Further backing up his claim, Malami noted that in December 2016, several lawyers applied to be engaged for the recovery of these same funds — Mr. Monfrini himself included.
“It is entirely illogical for a lawyer to apply in December 2016 to be engaged to recover funds he purportedly recovered two years earlier. That singular fact exposes the internal contradiction and absurdity of the EFCC’s narrative,” he said.
Malami noted that in his application, Mr. Monfrini demanded for upfront on account deposit of $5 million and a success fee of 40 per cent of the recovered sum.
The former AGF said Monfrini later unilaterally reduced his demand to 20% upon realizing the impossibility of the 40% demand flying.
“These terms were rightly rejected in line with the clear policy of the Buhari administration that no “on account”deposits would be paid to recovery agents and that success fees must not exceed 5 percent of recovered assets,” he said.
He added that following this, a Nigerian Law firm was engaged on a transparent, all-inclusive five percent success fee basis, with no advance on account deposit.
“By this decision, Nigeria was saved at least 15 percent of the recovered assets when compared to Mr. Monfrini’s 20 percent demand, and as much as 35 percent when placed against his earlier proposals. Nigeria was also saved the upfront and unjustifiable $5 million deposit demanded by Mr.

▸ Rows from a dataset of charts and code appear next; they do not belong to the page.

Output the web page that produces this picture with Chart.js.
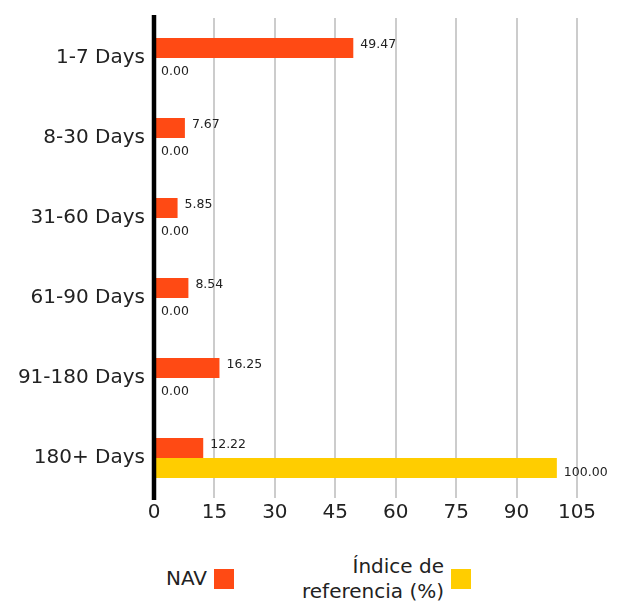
<!DOCTYPE html>
<html>
<head>
<meta charset="utf-8">
<script src="https://cdn.jsdelivr.net/npm/chart.js@4/dist/chart.umd.min.js"></script>
<style>
  body { margin: 0; background: #fff; font-family: "DejaVu Sans", sans-serif; }
  #wrap { position: relative; width: 626px; height: 608px; }
  #box { position: absolute; left: 0; top: 0; width: 626px; height: 530px; }
  .leg { position: absolute; color: #222; font-size: 20px; line-height: 25px; text-align: right; }
  .sw { position: absolute; width: 20px; height: 20px; }
</style>
</head>
<body>
<div id="wrap">
  <div id="box"><canvas id="chart"></canvas></div>
  <div class="leg" style="left:140px; top:566px; width:67px;">NAV</div>
  <div class="sw" style="left:214px; top:569px; background:#FF4A14;"></div>
  <div class="leg" style="left:240px; top:554px; width:204px;">Índice de<br>referencia (%)</div>
  <div class="sw" style="left:451px; top:569px; background:#FFCD00;"></div>
</div>
<script>
// data
var categories = ["1-7 Days", "8-30 Days", "31-60 Days", "61-90 Days", "91-180 Days", "180+ Days"];
var navValues = [49.47, 7.67, 5.85, 8.54, 16.25, 12.22];
var indexValues = [0.00, 0.00, 0.00, 0.00, 0.00, 100.00];
var seriesNames = ["NAV", "Índice de referencia (%)"];

// value labels next to each bar + the black zero line
var valueLabels = {
  id: "valueLabels",
  afterDatasetsDraw: function (chart) {
    var ctx = chart.ctx;
    var area = chart.chartArea;
    ctx.save();
    ctx.strokeStyle = "#000";
    ctx.lineWidth = 4.5;
    ctx.beginPath();
    ctx.moveTo(area.left, area.top - 3);
    ctx.lineTo(area.left, area.bottom + 2);
    ctx.stroke();

    ctx.font = "12.5px 'DejaVu Sans', sans-serif";
    ctx.fillStyle = "#222";
    ctx.textBaseline = "middle";
    ctx.textAlign = "left";
    chart.data.datasets.forEach(function (ds, i) {
      var meta = chart.getDatasetMeta(i);
      meta.data.forEach(function (bar, j) {
        var dy = i === 0 ? -3 : 4;
        if (i === 1 && ds.data[j] > 0) dy = 5;
        ctx.fillText(ds.data[j].toFixed(2), bar.x + 7, bar.y + dy);
      });
    });
    ctx.restore();
  }
};

new Chart(document.getElementById("chart"), {
  type: "bar",
  data: {
    labels: categories,
    datasets: [
      { label: seriesNames[0], data: navValues, backgroundColor: "#FF4A14", borderWidth: 0 },
      { label: seriesNames[1], data: indexValues, backgroundColor: "#FFCD00", borderWidth: 0 }
    ]
  },
  options: {
    indexAxis: "y",
    responsive: true,
    maintainAspectRatio: false,
    animation: false,
    categoryPercentage: 0.5,
    barPercentage: 1.0,
    layout: { padding: { top: 18, right: 49, left: 0, bottom: 0 } },
    plugins: { legend: { display: false }, tooltip: { enabled: false } },
    scales: {
      x: {
        min: 0,
        max: 105,
        ticks: { stepSize: 15, color: "#222", font: { size: 20, family: "'DejaVu Sans', sans-serif" }, padding: 3 },
        grid: {
          color: function (c) { return c.tick && c.tick.value === 0 ? "rgba(0,0,0,0)" : "#cccccc"; },
          lineWidth: 2,
          drawTicks: false
        },
        border: { display: false },
        afterFit: function (s) { s.height = 32; }
      },
      y: {
        ticks: { color: "#222", font: { size: 20, family: "'DejaVu Sans', sans-serif" }, padding: 1 },
        grid: { display: false },
        border: { display: false },
        afterFit: function (s) { s.width = 154; }
      }
    }
  },
  plugins: [valueLabels]
});
</script>
</body>
</html>
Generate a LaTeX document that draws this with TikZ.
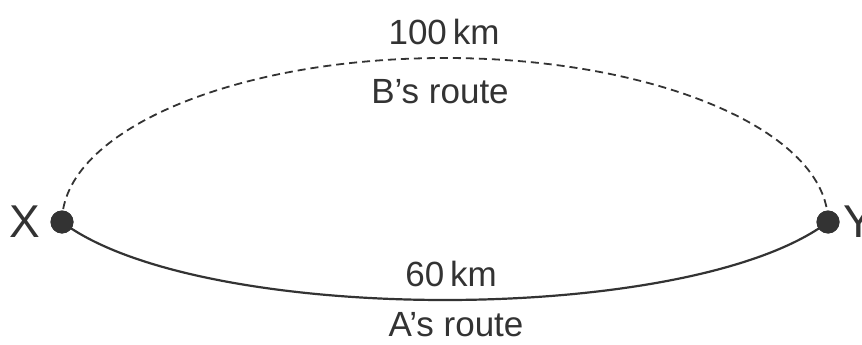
\documentclass[tikz,border=0pt]{standalone}
\usepackage{fontspec}
\setmainfont{Liberation Sans}
\begin{document}
\begin{tikzpicture}[x=1pt,y=-1pt,
  ink/.style={draw=black!80, line width=2.2pt},
  dot/.style={circle, fill=black!80, inner sep=0pt, minimum size=23pt},
  lbl/.style={text=black!80, font=\fontsize{35}{35}\selectfont, inner sep=0pt},
  ptlbl/.style={text=black!80, font=\fontsize{46}{46}\selectfont, inner sep=0pt}]
\useasboundingbox (0,0) rectangle (862,345);
\node[dot] (X) at (62,222) {};
\node[dot] (Y) at (828,222) {};
\node[ptlbl] (xl) at (25,222) {X};
\node[ptlbl, anchor=west] (yl) at (843,222) {Y};
\draw[ink, line width=1.8pt, dash pattern=on 8pt off 5pt] (X.center) arc[start angle=180, end angle=0, x radius=383, y radius=-164];
\draw[ink] (X.center) .. controls (200,326) and (690,326) .. (Y.center);
\node[dot] at (62,222) {};
\node[dot] at (828,222) {};
\node[lbl] (t100) at (444,32) {100\,km};
\node[lbl] (tB) at (440,92) {B’s route};
\node[lbl] (t60) at (451,274) {60\,km};
\node[lbl] (tA) at (456,325) {A’s route};
\end{tikzpicture}
\end{document}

Monfrini.
“At an average exchange rate of ₦1,600 to the dollar, a 15 percent saving on $320 million amounts to approximately ₦76.8 billion, while a 35 percent saving translates to about ₦179.2 billion. These are concrete, measurable benefits to the Nigerian state.
“Accordingly, any claim or investigation suggesting abuse of office or money laundering in relation to the $322.5 million is not rooted in any reasonable ground for suspicion. It is neither supported by facts nor by logic.
“The constitutional discretion of the Honourable Attorney-General of the Federation in matters of recovery of illicit funds is exercised strictly in the public interest and in the interest of justice. In the circumstances of this case, that discretion was exercised transparently and responsibly, saving Nigeria between 15 percent and 35 percent of the recovered assets and avoiding unlawful or unaccounted expenditures,” he said.
Malami also added that there are two distinct tranches of Abacha loot he recovered as Attorney General of the federation.
He listed the recoveries to include $322.5 million repatriated from Switzerland in 2017–2018.
He noted that the recovery was deployed through the National Social Investment Programme for the Conditional Cash Transfers programme and monitored by the World Bank and civil society organizations out of commitment of the Buhari’s Government to entrench transparency and accountability.
Malami added that he was also instrumental to the recovery of another trench of about $321 million repatriated in 2020 from the Island of Jersey, with United States and Swiss involvement.
He noted that the money was earmarked for major infrastructure projects including the Lagos–Ibadan Expressway, Abuja–Kano Road and the Second Niger Bridge, under project-based monitoring arrangements.
‘Any attempt to conflate these distinct recoveries or to portray a lawful, cost-saving recovery process as duplication is misleading.
“In conclusion, the allegations of money laundering and abuse of office concerning the $322.5 million Abacha loot remain baseless, illogical and entirely devoid of substance.
I remain confident that truth, law and reason will ultimately prevail,” he said.